Some of these are new releases, some are classics, some are Christian books, some aren’t, but here’s my list of favorite reads this year.
1. Superbloom: How Technologies of Connection Tear Us Apart by Nicholas Carr
This was a new release and the first book I read this year, and it still sits atop my list of favorites for 2025. In it, Nicholas Carr, author of The Shallows, offers a history of communication technology. And he shows how the assumption that more communication/connection/information would lead to more unity has proven to be precisely backwards.
It’s not a Christian book, and you’ll have to wade through some particularly obnoxious political takes here and there, but this is a useful read for anyone who wants to think more deeply about how we got to where we are as a culture and the part technology has played in the present downgrade.
2. Divine Providence: A Classic Work for Modern Readers by Stephen Charnock
Charnock is one of my favorite Puritans, and this updated version made the language a bit easier to follow. I read this one devotionally over the course of a year. It’s a wonderful meditation on God’s sovereign care for His people. It will strengthen your faith and stir your heart to trust Him more.

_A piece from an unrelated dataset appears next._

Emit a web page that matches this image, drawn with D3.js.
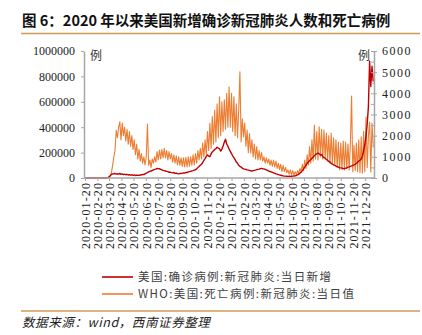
<!DOCTYPE html>
<html><head><meta charset="utf-8">
<script src="https://cdn.jsdelivr.net/npm/d3@7"></script>
<style>body{margin:0;background:#fff}svg{display:block}</style>
</head><body><svg id="c" width="422" height="335"></svg>
<script>
const titleText = "图 6：2020 年以来美国新增确诊新冠肺炎人数和死亡病例";
const sourceText = "数据来源：wind，西南证券整理";
const seriesNames = ["美国:确诊病例:新冠肺炎:当日新增", "WHO:美国:死亡病例:新冠肺炎:当日值"];
const unitLabel = "例";
const startDate = "2020-01-20";
const endDate = "2022-01-11";
const stepDays = 3;
// US daily new confirmed cases, thousands, every 3 days from startDate
const usCasesK = [
0,0,0,0,0,0,0,0,0,0,
0,0,0,0,0,0,0,0,1,3,
8,18,28,32,33,35,31,33,30,36,
29,32,27,30,26,28,24,26,22,25,
22,24,20,23,22,21,25,24,28,27,
33,38,42,48,52,55,60,63,68,70,
76,72,74,68,65,60,58,55,52,50,
45,46,42,40,43,36,39,34,32,36,
35,38,40,39,44,42,48,50,52,56,
58,62,65,72,82,90,100,108,122,138,
152,170,182,172,168,190,205,215,225,230,
242,236,230,212,228,252,282,305,268,250,
228,210,192,175,160,145,126,116,100,92,
86,78,72,70,68,64,62,60,57,55,
58,60,62,66,68,70,74,76,73,72,
68,64,60,55,51,48,44,40,36,32,
30,27,24,22,20,17,15,15,14,13,
14,13,14,15,16,17,20,24,30,38,
47,58,72,86,100,114,126,136,146,156,
166,176,186,190,197,190,180,186,170,160,
156,145,140,130,126,115,110,104,100,94,
90,86,82,80,78,75,74,77,80,85,
88,92,95,100,104,108,114,124,134,140,
150,172,212,262,330,425,560,920,720,880,
760];
// WHO US daily deaths, every 3 days from startDate
const usDeaths = [
0,0,0,0,0,0,0,0,0,0,
0,0,0,0,0,0,0,0,10,20,
40,100,250,600,1000,1300,2250,1900,2400,2650,
1800,2600,2000,2400,1750,2300,1600,2200,1500,2000,
1350,1800,1100,1600,900,1350,800,1150,700,1000,
620,980,2550,600,850,500,900,700,1000,750,
1250,850,1320,900,1350,950,1400,950,1300,850,
1250,900,1150,750,1100,700,1050,620,1000,600,
950,550,950,520,980,520,1000,550,1000,600,
1100,620,1160,700,1300,850,1400,900,1650,1000,
1800,1100,2200,1300,2580,1400,2900,1600,3200,1700,
3500,1900,3840,2000,3600,2200,3700,2300,4000,2400,
4300,2400,4000,2200,3840,2000,3500,1900,3200,5020,
1700,2800,1950,2600,1500,2270,1200,2100,1180,1800,
1000,1600,900,1480,850,1300,850,1200,800,1000,
700,950,700,900,600,850,550,850,520,800,
450,690,400,650,300,600,300,500,250,380,
180,380,150,350,140,300,160,350,200,450,
300,650,350,850,450,1100,600,1480,700,1800,
800,2500,900,2200,850,2420,1000,2300,900,2270,
950,2120,800,2000,700,2120,690,1900,600,1800,
500,1700,400,1650,400,1750,380,1700,450,1600,
380,1650,3870,300,1550,350,1650,300,1800,250,
1950,240,2200,300,2880,500,2000,2640,280,2600,
1500];
const leftTicks = [0,200000,400000,600000,800000,1000000];
const rightTicks = [0,1000,2000,3000,4000,5000,6000];
const rightMinor = [0,500,1000,1500,2000,2500,3000,3500,4000,4500,5000,5500,6000];
const xTickLabels = ["2020-01-20","2020-02-20","2020-03-20","2020-04-20","2020-05-20","2020-06-20",
"2020-07-20","2020-08-20","2020-09-20","2020-10-20","2020-11-20","2020-12-20",
"2021-01-20","2021-02-20","2021-03-20","2021-04-20","2021-05-20","2021-06-20",
"2021-07-20","2021-08-20","2021-09-20","2021-10-20","2021-11-20","2021-12-20"];
const colors = ["#C00000","#ED7D31"];

const svg = d3.select("#c");
const parse = d3.utcParse("%Y-%m-%d");
const t0 = parse(startDate);
const dateAt = i => d3.utcDay.offset(t0, i*stepDays);
const L = 85, R = 374, T = 51, B = 178;
const x = d3.scaleUtc().domain([t0, parse(endDate)]).range([L, R]);
const yL = d3.scaleLinear().domain([0,1000000]).range([B, T]);
const yR = d3.scaleLinear().domain([0,6000]).range([B, T]);
const serif = "'Liberation Serif','Times New Roman',serif";
const cjk = "'Noto Sans CJK SC','Noto Sans',sans-serif";
const axisColor = "#a6a6a6";

svg.append("rect").attr("width",422).attr("height",335).attr("fill","#fff");
// title
svg.append("text").attr("x",22).attr("y",26).text(titleText)
  .style("font-family",cjk).style("font-weight","bold").style("font-size","14.5px").attr("fill","#111");
svg.append("line").attr("x1",21).attr("x2",420).attr("y1",33.5).attr("y2",33.5)
  .attr("stroke","#CF9B55").attr("stroke-width",1.5);

// lines
const lineD = d3.line().x((d,i)=>x(dateAt(i))).y(d=>yR(d));
const lineC = d3.line().x((d,i)=>x(dateAt(i))).y(d=>yL(d*1000));
svg.append("path").datum(usDeaths).attr("d",lineD).attr("fill","none")
  .attr("stroke",colors[1]).attr("stroke-width",1.1).attr("stroke-linejoin","round");
svg.append("path").datum(usCasesK).attr("d",lineC).attr("fill","none")
  .attr("stroke",colors[0]).attr("stroke-width",1.4).attr("stroke-linejoin","round");

function styleAxis(g){
  g.selectAll(".domain").attr("stroke",axisColor).attr("stroke-width",1.5);
  g.selectAll(".tick line").attr("stroke",axisColor);
  g.selectAll("text").style("font-family",serif).style("font-size","12px").attr("fill","#222");
}
// left axis
const gl = svg.append("g").attr("transform",`translate(${L-1},0)`)
  .call(d3.axisLeft(yL).tickValues(leftTicks).tickSize(3).tickSizeOuter(0).tickPadding(6).tickFormat(d3.format("d")));
styleAxis(gl);
// right axis minor ticks
const grm = svg.append("g").attr("transform",`translate(${R},0)`)
  .call(d3.axisLeft(yR).tickValues(rightMinor).tickSize(3).tickSizeOuter(0).tickFormat(""));
grm.select(".domain").remove();
grm.selectAll(".tick line").attr("stroke",axisColor);
const gr = svg.append("g").attr("transform",`translate(${R},0)`)
  .call(d3.axisRight(yR).tickValues(rightTicks).tickSize(3).tickSizeOuter(0).tickPadding(5).tickFormat(d3.format("d")));
styleAxis(gr);
gr.selectAll("text").style("letter-spacing","1.5px");
// x axis
const gx = svg.append("g").attr("transform",`translate(0,${B})`)
  .call(d3.axisBottom(x).tickValues(xTickLabels.map(parse)).tickSize(3).tickSizeOuter(0).tickFormat(d3.utcFormat("%Y-%m-%d")));
gx.select(".domain").attr("d",`M${L-1},0H${R}`);
styleAxis(gx);
gx.selectAll("text").attr("transform","rotate(-90)").attr("x",-4).attr("y",0).attr("dy","0.35em")
  .style("text-anchor","end").style("letter-spacing","1.1px");

// unit labels
svg.append("text").attr("x",90).attr("y",60).text(unitLabel).style("font-family",cjk).style("font-size","12px").attr("fill","#333");
svg.append("text").attr("x",370).attr("y",60).attr("text-anchor","end").text(unitLabel).style("font-family",cjk).style("font-size","12px").attr("fill","#333");

// legend
const lg = svg.append("g");
seriesNames.forEach((n,k)=>{
  const yy = 277 + k*17;
  lg.append("line").attr("x1",102).attr("x2",133).attr("y1",yy).attr("y2",yy)
    .attr("stroke",colors[k]).attr("stroke-width",2).attr("opacity",0.8);
  lg.append("text").attr("x",138).attr("y",yy+4).text(n)
    .style("font-family",cjk).style("font-size","11.5px").style("letter-spacing","1.4px").attr("fill","#404040");
});

svg.append("line").attr("x1",21).attr("x2",420).attr("y1",311).attr("y2",311)
  .attr("stroke","#CF9B55").attr("stroke-width",1.5);
svg.append("text").attr("x",22).attr("y",327).text(sourceText)
  .style("font-family",cjk).style("font-style","italic").style("font-size","12.5px").style("letter-spacing","0.6px").attr("fill","#222");
</script></body></html>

3. The Whole Christ by Sinclair Ferguson
This one has been sitting on my shelf for years, mostly because the subtitle, Legalism, Antinomianism, & Gospel Assurance—Why the Marrow Controversy Still Matters, makes it sound extremely boring.
But as I was teaching a class on the basics of the Christian faith this Fall, I wanted to sharpen my thinking on the place of the Law in the Christian life, and I was told this was a good one to read on that subject. Ferguson did not disappoint.
It is a little dense in parts, but it was a delightful read that really refreshed my appreciation and wonder at God’s grace in the gospel of Jesus Christ, even as it helped more deeply root my understanding of the function of God’s Law for New Covenant believers.
4. Little Women Louisa May Alcott
I mostly read non-fiction during my morning routine and breaks. But bedtime is for fiction. Most nights for the past 14 years, I’ve read aloud to my wife each night before we go to bed. It’s just become part of our nighttime routine. And, for the couple of years, we’ve been on a classics kick.
We read several great works this year, including heavy-hitters like Crime & Punishment (which took up most of the year). It took some persuading on my wife’s part, but she finally got me to read Little Women. And, guys? This book is a classic for a reason. It’s such a precious celebration of the highs and lows of raising godly children, and the precious treasure that family is. So, fellas, don’t be scared off by the title. It’s girlie, but not that girlie.
5. Against the Machine: On the Unmaking of Humanity by Paul Kingsnorth
The only reason this one doesn’t sit in a higher position on this list is that I’m not quite finished with the book. It may end up displacing Superbloom in my best “books for luddites” category. It’s been a fascinating read. I love books that cause me to look at the world from a new perspective, and Against the Machine does just that.
Similar in theme to Superbloom, Kingsnorth turns a critical eye to culture and technology. But for a topic that easily devolves into partisan politics, he comes from a perspective that is hard to pigeonhole into the usual categories of left and right.
He is an Orthodox Christian, former environmentalist, and Wendell-Berry-esque curmudgeon. In the book, Kingsnorth shows how so many of the forces at work today destroying our world, values, and meaning are really just the appendages of a larger worldview which he terms “the Machine.”
What I most enjoy about this book, however, is that Against the Machine does something most modern critiques of our techno-culture shy away from—he suggests we actually do something about it by rejecting the Machine’s strings-attached promise of total freedom and instead embracing our limits.